I always wonder when this sort of thing comes up do people really really believe it or are they just saying they really believe it. But then I suppose its just one end of the weirdness scale which we’re all on (personally I find grown men watching other grown men chase a leather ball up and down a field for 90 minutes to be pretty damn strange but thats socially acceptable behaviour).
I sometimes daydream what the world would be like if it wasn’t as mundane and everyday as it is (usually ideas and concepts taken from books I’ve read) and where I would fit into it, but it doesn’t go any further than ‘wouldn’t it be cool if…’
As for your last question, hmmm…when I was young I used to think being a dragon would be kind of neat, now I think they’re just big scaly jerks, being a Kitsune might be fun, not human but you get to pretend that you are and mess with peoples heads (and be a great big jerk about it if you want), really the best of both worlds.

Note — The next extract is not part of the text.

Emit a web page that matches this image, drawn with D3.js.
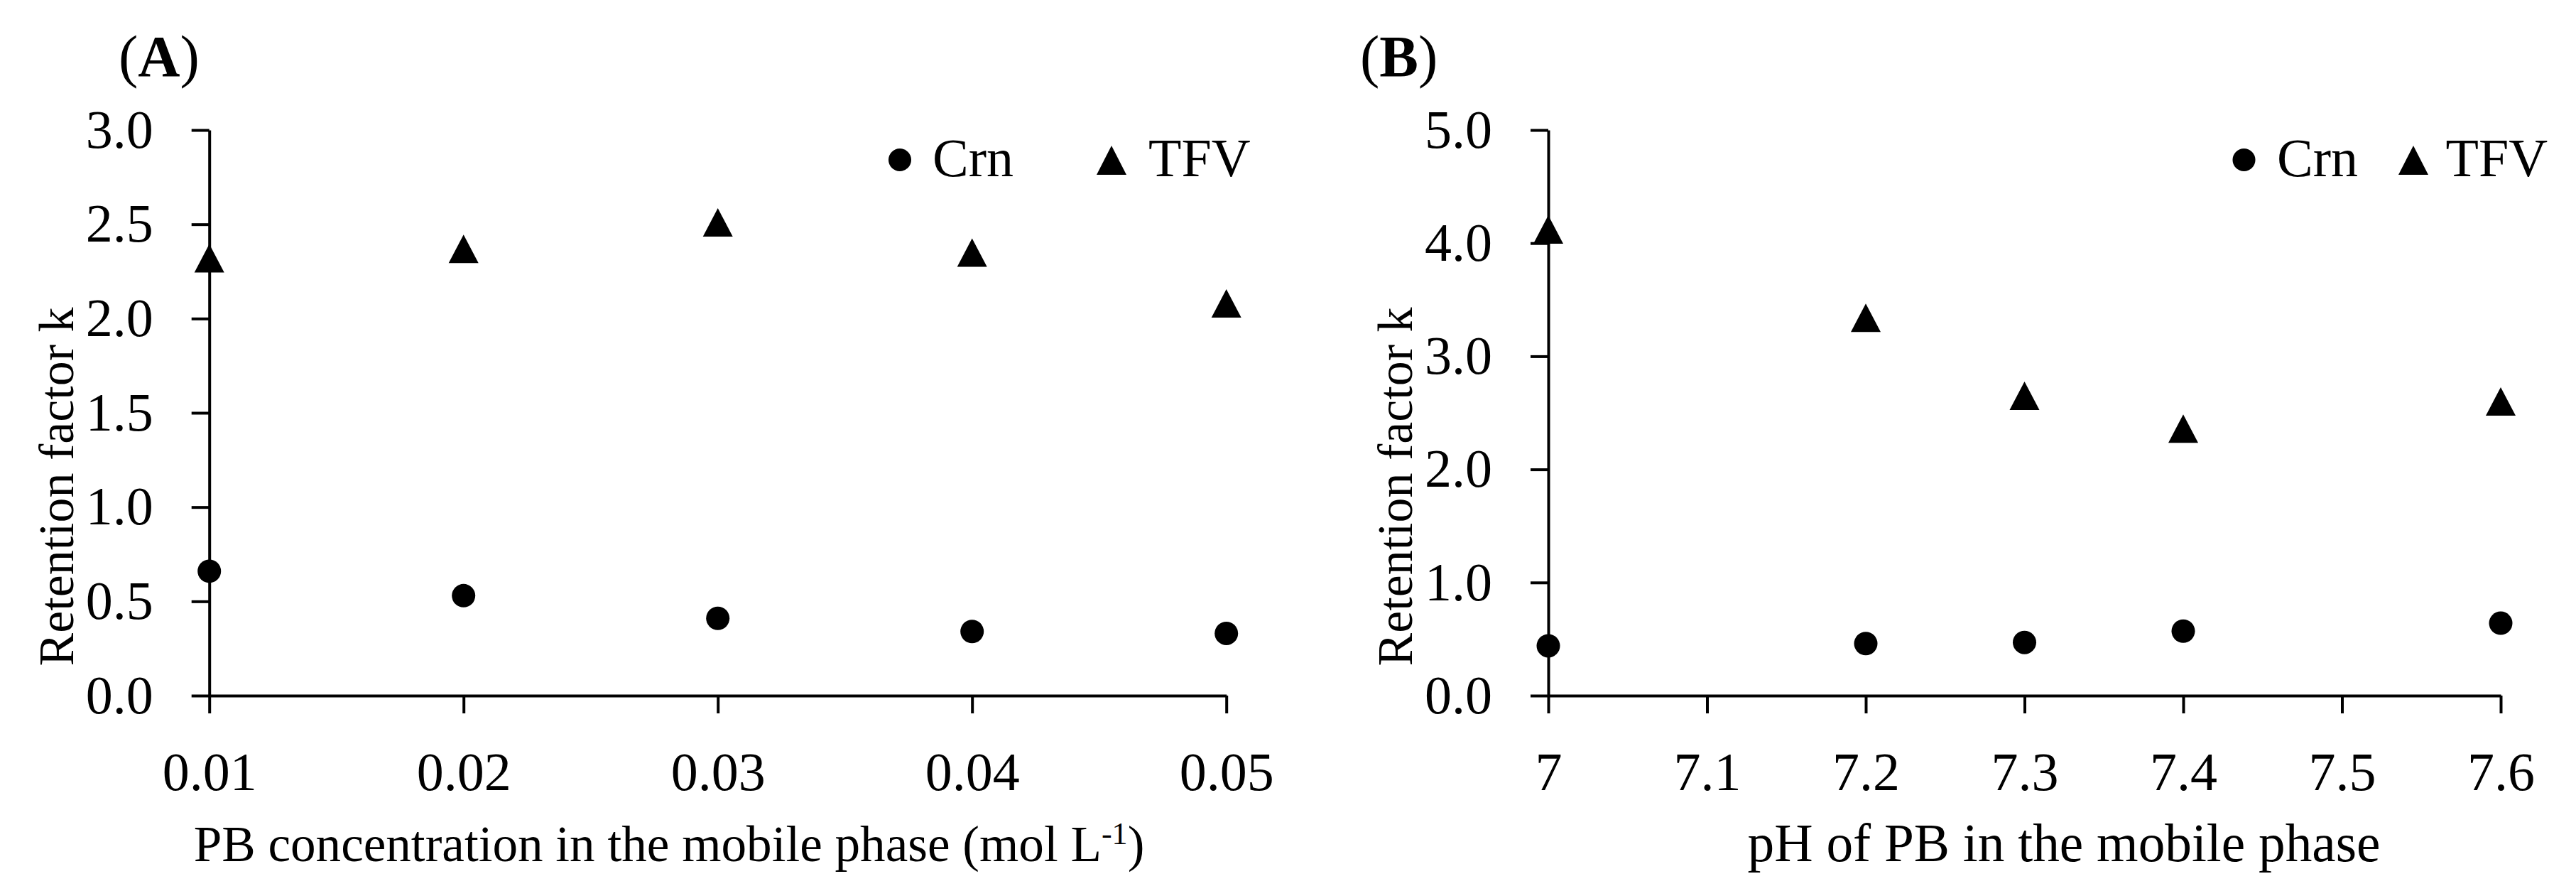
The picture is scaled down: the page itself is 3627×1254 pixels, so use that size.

Actually had a fun online debate with a friend before Halloween, she thinks vampires are just the coolest thing ever whereas I’m very much of the Blade school of thought, that they’re blood-sucking parasites.
Great, now I’m even more paranoid, not that it wouldn’t explain a few things!
That made me laugh, though there are furries out there who insist that they really do have the soul/spirit/whatever of their chosen animal. But again I wonder if they really really believe that or just say they do.
But really are otherkin/extreme furries any more weird than those ‘Freeman on the Land’ people, the latter have a very thin grip on reality as well.
Is your friend new to identifying as otherkin?
Because I don’t know any serious long term otherkin or therian people who will decide for someone else that they are otherkin/therian.
Some people see themselves as just generic “canine/angel/whatever” instead of “red wolf/alien from this or that planet”, but someone who simply feels non human in some ways but who lacks the beginning of an identification with something else, wouldn’t be seen as otherkin/therian by the majority of them, no.
(Plus the otherkins/therians I know don’t think they are not human or that it’s a spiritual thing anyway.)
Using this “logic”, if I believe that Woodrow Wilson Smith and Modesty Blaise were my real parents, that is evidence that they existed. This type of “logic” is a hundred miles wide and a quarter inch deep.
My thoughts were somewhat similar reading the op, but not quite. Ignoring the fact that “otherkin” relies on some sense of what it feels like to be an imaginary creature, the parallel that occurred to me was that the op is asking something akin to if one can be transgender if one does not believe they feel like the other gender, just that they feel disconnected from what their extant gender is. And I would posit the answer is “no.” Lack of connection with what you are (in appearance) is not the same a positive connection to some other identity, minimally it is insufficient. Being transgender requires an identification with the other gender, it requires a belief that you know what the other feels like and that that is what you feel like. Maybe that sense of disconnect without connection to anything else would get lumped under “questioning”?
As to the game bit … not much different than “what real or imaginary creature would you be?” or “what would your guardian animal be?” that many of have played at some point of our lives.
I used to answer I’d be a dolphin but today I feel more octopodish. If it has to be mythical/fictional then centaur it is. Or maybe a sentient gas cloud that functions as part of some collective inteligence that it is not even aware of.